The authors propose a set of guidelines for researchers to follow that will limit “researcher degrees of freedom” -
1. Authors must decide the rule for terminating data collection before data collection begins and report this rule in the article
2. Authors must collect at least 20 observations per cell or else provide a compelling cost-of-data collection justification.
3. Authors must list all variables collected in a study.
4. Authors must report all experimental conditions, including failed manipulations.
5. If observations are eliminated, authors must also report what the statistical results are if those observations are included.
6. If an analysis includes a covariate, authors must report the statistical results of the analysis without the covariate.
These solutions are oriented towards psychology, and many of them relate to the data collection/creation process and its reporting. I don’t know how one might effectively limit “researcher degrees of freedom” in a discipline like economics, where often the data is already public, and the “researcher degrees of freedom” can lie in analytic choices alone.
Joseph P. Simmons, Leif D. Nelson, and Uri Simonsohn, “False-Positive Psychology: Undisclosed Flexibility in Data Collection and Analysis Allows Presenting Anything as Significant” Psychological Science, XX(X) 1–8, 2011 [pdf!]
April 9, 2012
Browsing around on Google Scholar I ran across this accessible paper – which seems excellent, to my eyes – on the use and misuse of regression analysis. It’s focused on the use of the technique in criminology, but its claims apply more broadly.
Berk distinguishes between three different levels of regression analysis:
Level I: descriptive – simply identifying patterns in the data. No broader inferential or causal claims made. This can always be justified.
Level II: inferential – estimating parameters of a population, hypothesis testing, use of confidence intervals, etc. This can be justified if the data has been generated by probability sampling. If the data has not been generated by probability sampling, level II analysis is “difficult to justify” (485).
[Berk gives several types of justification that could be offered in this scenario: 1) Treating the data as the population (i.e. falling back to descriptive statistics); 2) Making the case that the data can be treated as if it were a probability sample (“rarely credible in practice”); 3) Treating the data as a random sample from an imaginary ‘superpopulation’ (“even more difficult to justify than inferences from the as-if strategy”); 4) Making use of a model of how the data was generated (risky, because the model might be wrong).]
Level III: causal – estimating causal relationships between variables in the population. “Perhaps too simply put, before the data are analyzed, one must have a causal model that is nearly right” (481) But: “It is very difficult to find empirical research demonstrably based on nearly right models.” (482)

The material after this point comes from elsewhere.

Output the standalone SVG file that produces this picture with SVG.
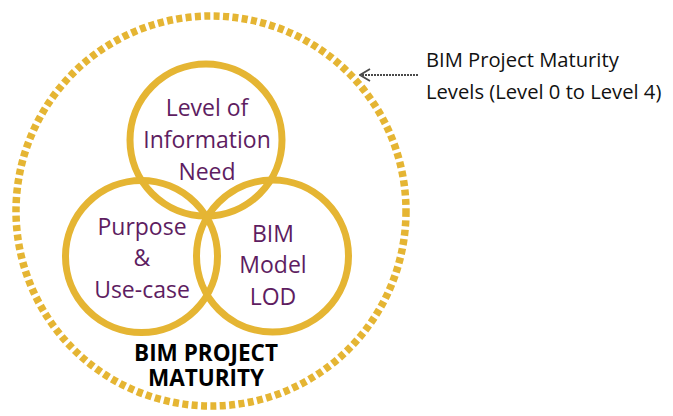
<svg xmlns="http://www.w3.org/2000/svg" width="673" height="416" viewBox="0 0 673 416">
<style>
.ring{fill:none;stroke:#E5B533;stroke-width:7}
.lbl{font-family:"Open Sans","Noto Sans",sans-serif;font-size:23px;fill:#5E1D61;text-anchor:middle}
.side{font-family:"Open Sans","Noto Sans",sans-serif;font-size:20.2px;fill:#111}
.title{font-family:"Open Sans","Noto Sans",sans-serif;font-size:22.5px;font-weight:bold;fill:#000;text-anchor:middle}
</style>
<defs>
<marker id="arr" viewBox="0 0 12 14" refX="11" refY="7" markerWidth="12" markerHeight="14" markerUnits="userSpaceOnUse" orient="auto">
<path d="M1,1 L11,7 L1,13" fill="none" stroke="#4a4a4a" stroke-width="1.8"/>
</marker>
</defs>
<g id="outer">
<circle cx="211" cy="211" r="195" fill="none" stroke="#E5B533" stroke-width="7.5" stroke-dasharray="6 3.4"/>
<text class="title"><tspan x="206" y="361">BIM PROJECT</tspan><tspan x="206" y="386">MATURITY</tspan></text>
</g>
<g id="top">
<circle class="ring" cx="206" cy="140" r="76"/>
<text class="lbl" x="207" y="116">Level of</text>
<text class="lbl" x="207" y="148">Information</text>
<text class="lbl" x="207" y="180">Need</text>
</g>
<g id="left">
<circle class="ring" cx="141.5" cy="256.5" r="76"/>
<text class="lbl" x="142" y="235">Purpose</text>
<text class="lbl" x="142" y="266">&amp;</text>
<text class="lbl" x="142" y="298">Use-case</text>
</g>
<g id="right">
<circle class="ring" cx="272.5" cy="256" r="76"/>
<text class="lbl" x="273" y="242">BIM</text>
<text class="lbl" x="273" y="273">Model</text>
<text class="lbl" x="273" y="305">LOD</text>
</g>
<g id="note">
<text class="side" x="426" y="67">BIM Project Maturity</text>
<text class="side" x="426" y="99">Levels (Level 0 to Level 4)</text>
</g>
<g id="connectors">
<line x1="418" y1="75" x2="360" y2="75" stroke="#4a4a4a" stroke-width="1.8" stroke-dasharray="2 1" marker-end="url(#arr)"/>
</g>
</svg>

Berk concludes that: “With rare exceptions, regression analyses of observational data are best undertaken at Level I. With proper sampling, a Level II analysis can be helpful.” Level III is very difficult to justify. Unfortunately: “The daunting part is getting the analysis past criminology gatekeepers. Reviewers and journal editors typically equate proper statistical practice with Level III.” (486)
April 9, 2012
As readers of the blog (if such there be) will know, my current ongoing project (or, I suppose, sub-project) is a document on the implications of the work of Robert Brandom for social theory. I’m keen to get that document done, but it’s on the back-burner for now, while work and life take well-deserved priority. Still, things churn away in the brain cell, and I’ve been thinking a bit what the next thing to do is, once the Brandom document is complete.
My master-plan for the overall project has (as, again, readers may conceivably recall) six broad stages. The first three of these were, in order:
1) Social-theoretic foundations [the Brandom document]
2) History of capitalism
3) Analysis of value theory
(The remaining stages were, more or less, variations on ‘do political economy’)
I’d planned to move on to my (very brief!) history of capitalism once the Brandom document was done. My idea was that social theory and economic history were the broad areas of study that need to inform an adequate economics, but that are under-represented in current economics education – so I thought I’d get some basic grounding in these areas, before approaching economics itself.
My worry: if I do this, I’ll never get to the economics :-P. So: I’ve had a rethink. I still intend to write a history of capitalism, but I’m now seeing this as something to do in the interstices of my other studies.
This leaves the question: what to move on to once the Brandom document is complete?
The way I currently see it, contemporary economics has two broad areas of technical expertise:
First, statistical analysis of economic data.
Second, modelling of economic structures.
And, of course (third, if you like), drawing connections between them.
Obviously each of these areas have their formal and contentful aspects – the formal being simply how to do statistical analysis or modelling; the contentful being analysis of actual economic data, or discussion of actual economic models.
I want to start getting to grips with these technical areas of economics sooner rather than later. My current background concern is: how. I’m considering taking a higher degree in statistics – or just autodidacting may way through the terrain, as usual. This will have the advantage of having real-world application (i.e. I can use it on the job market, which is important); and it has the further advantage that I have a lot of respect for orthodox statistical theory and practice (whereas I have very little respect for orthodox economic models and modelling) – so I’m less likely to flame out of these studies in the kind of bitter rage that motivates this blog as a space to do heterodox intellectual work. The downside is that statistics still isn’t economics proper – so it’s still a postponement of (what I regard as) the core of my project.
Just putting this up to externalise and help along the thought-process, really. Also to explain a shift in content on the blog – I’m still not blogging properly again, but I aim to starting putting up statistics-related content; this is why.
I hope folks out there are well.